1 Dec 2011

To print or not to print

I have to admit that one of the aspects of my job which I treasure the least is dealing with print journals -in every aspect: renewals, missing issues, shelving, the difficulties involved in measuring usage, repairing damaged issues, the idea that users have to physically visit the library to access them, and last but definitely not least, storage.

Aside from my view as a librarian however, as a user I would never consult a journal in print unless it were the only format accessible to me. I find online journals much more convenient and quicker to navigate, and if I really want to read an article in hard copy on the train for example, the option of printing is still there. But yet, my experience is that many users still prefer print journals over e-access only. This is obviously partly a function of the specific nature of the library and users in question, but I do find it strange when I see somebody standing over a photocopier with the latest BMJ when they can access it online from anywhere on-site - including their own desk - without even having the hassle of remembering usernames and passwords etc.
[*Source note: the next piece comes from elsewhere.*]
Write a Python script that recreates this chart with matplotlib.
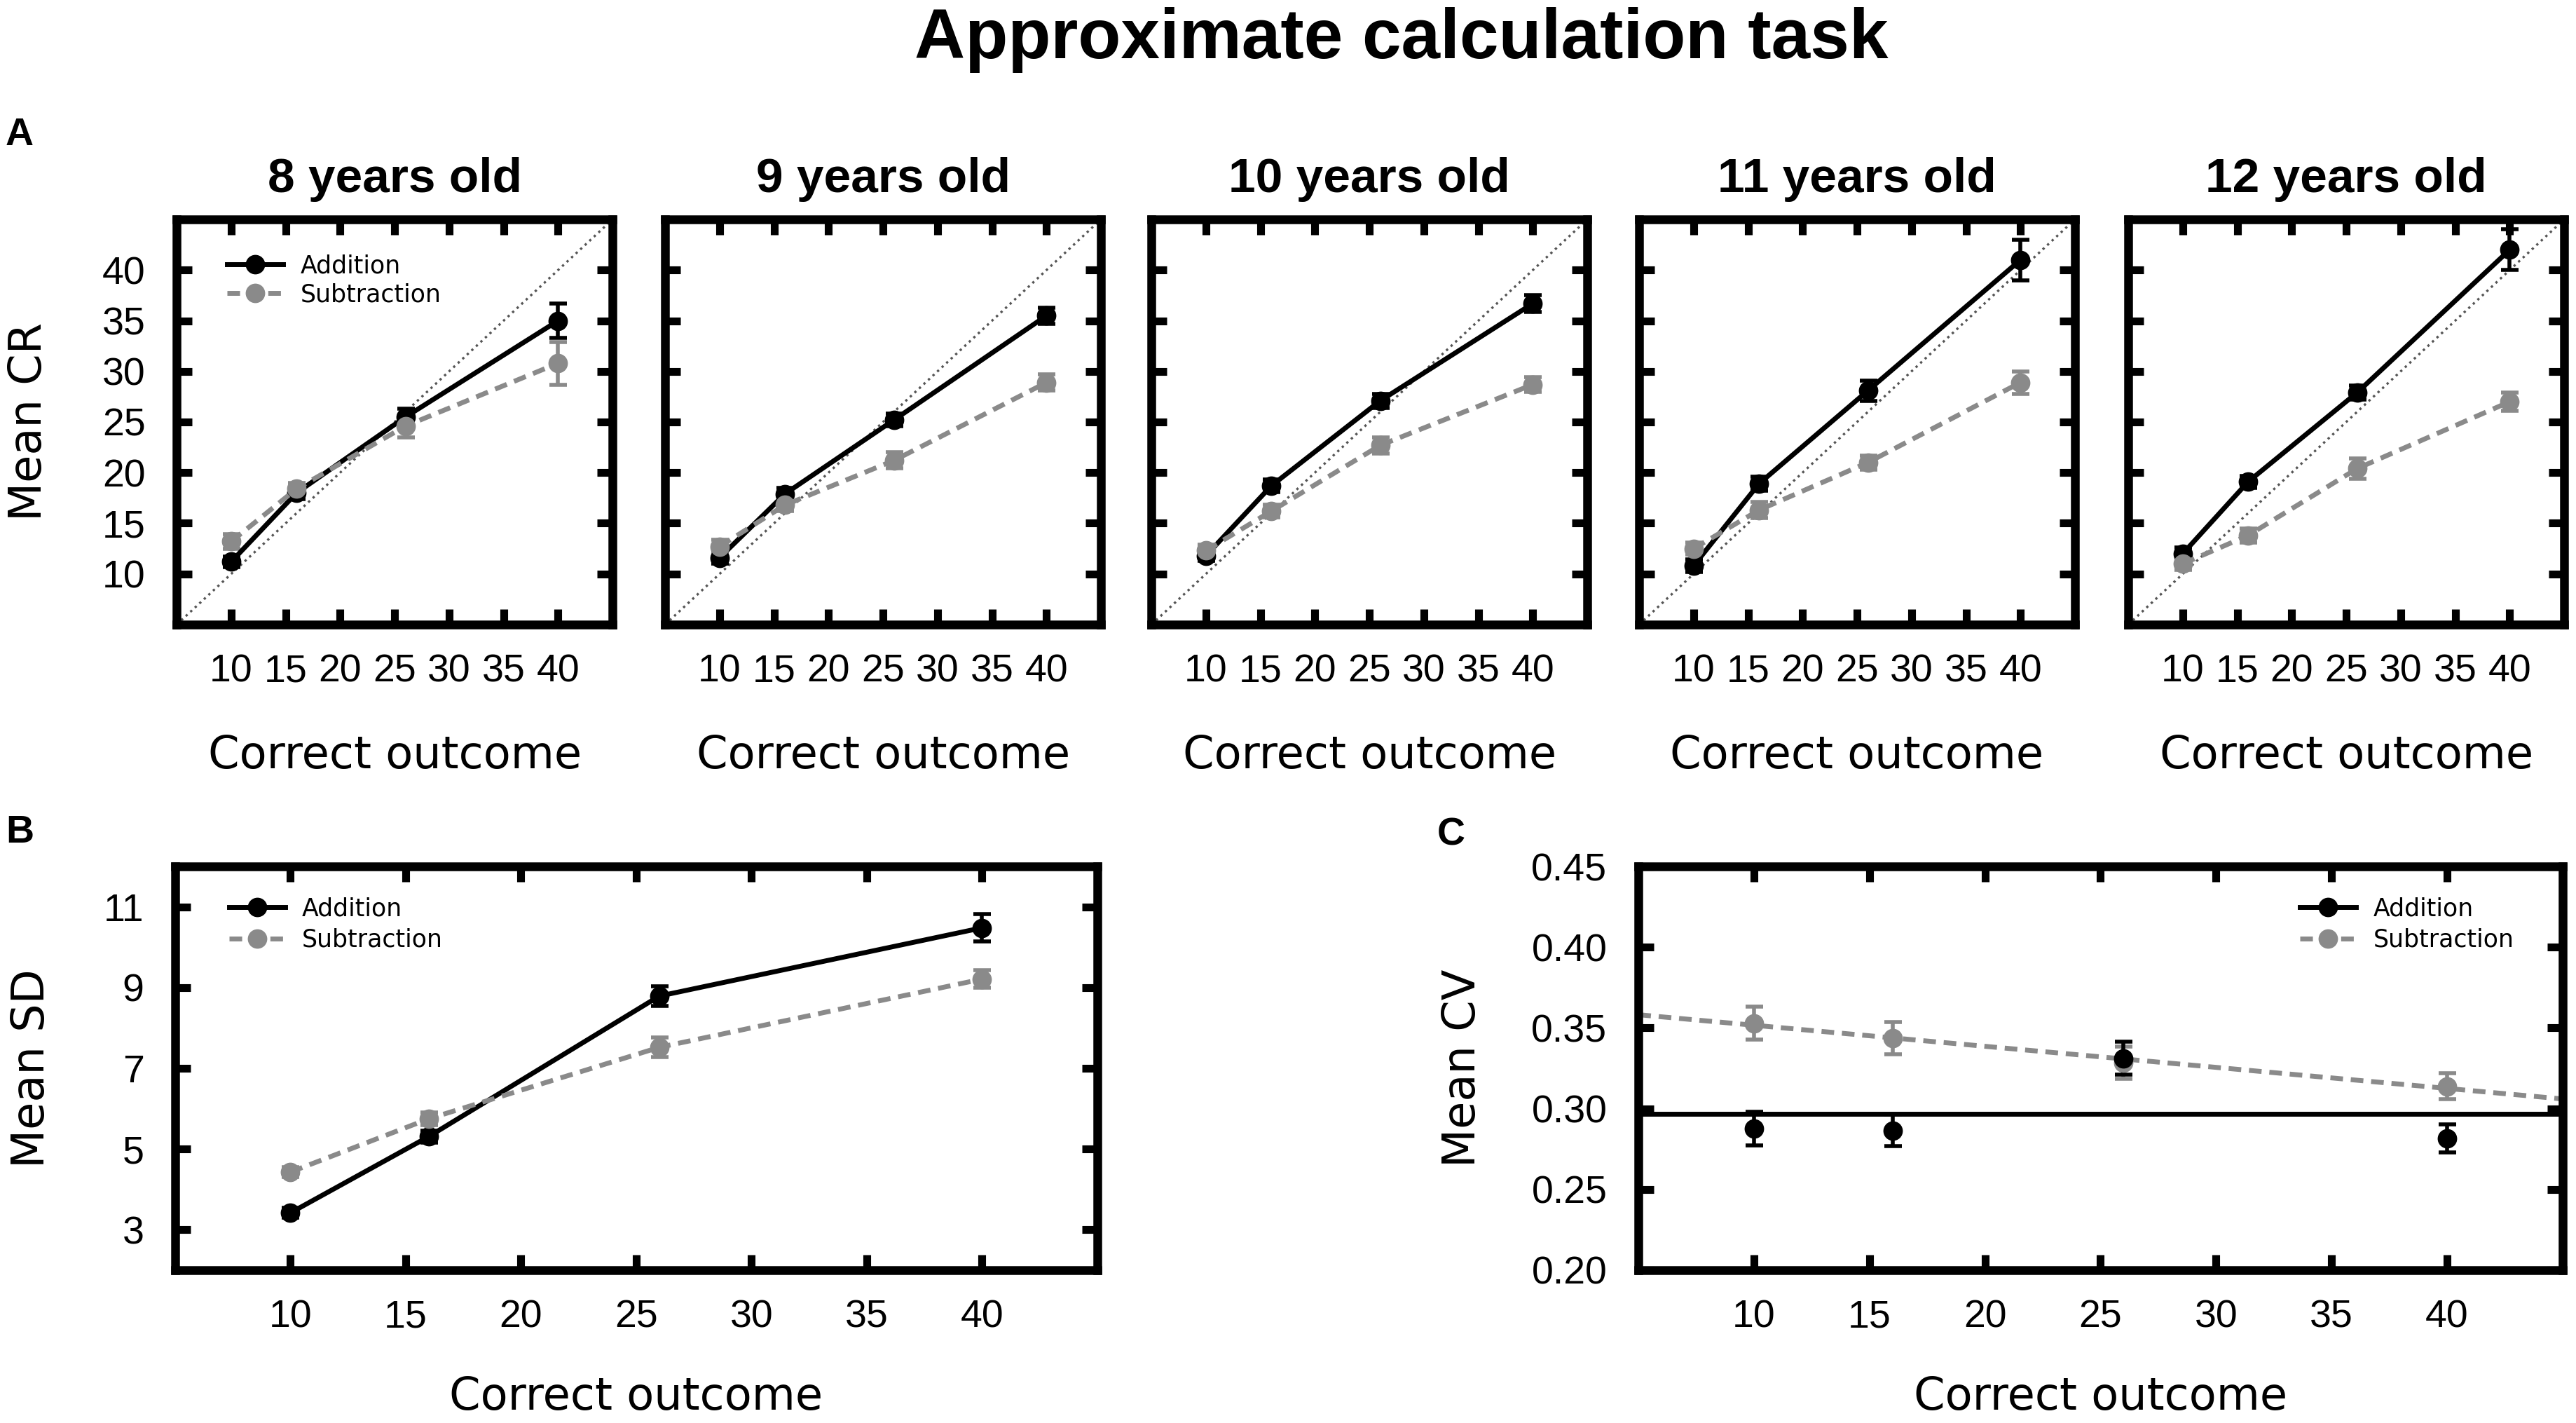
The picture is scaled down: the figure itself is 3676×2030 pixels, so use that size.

I ask myself if it is perhaps largely an awareness issue; maybe the library is not promoting electronic resources sufficiently? But no, I approach these same users and explain how they can access our journals online, and it seems to have no effect. I wonder is it habit? It can be difficult to change the way you do something after a long time, especially when it is something relatively trivial, such as the way in which you access research and information. Or maybe in fact, some users come to the library to get away from their desk, paperwork, their PCs and other distractions. If we stopped providing print journals would these individuals stop using the library altogether, rather than reluctantly switch to downloading pdfs instead? In some cases, I really do think so.

However, I still hate print journals.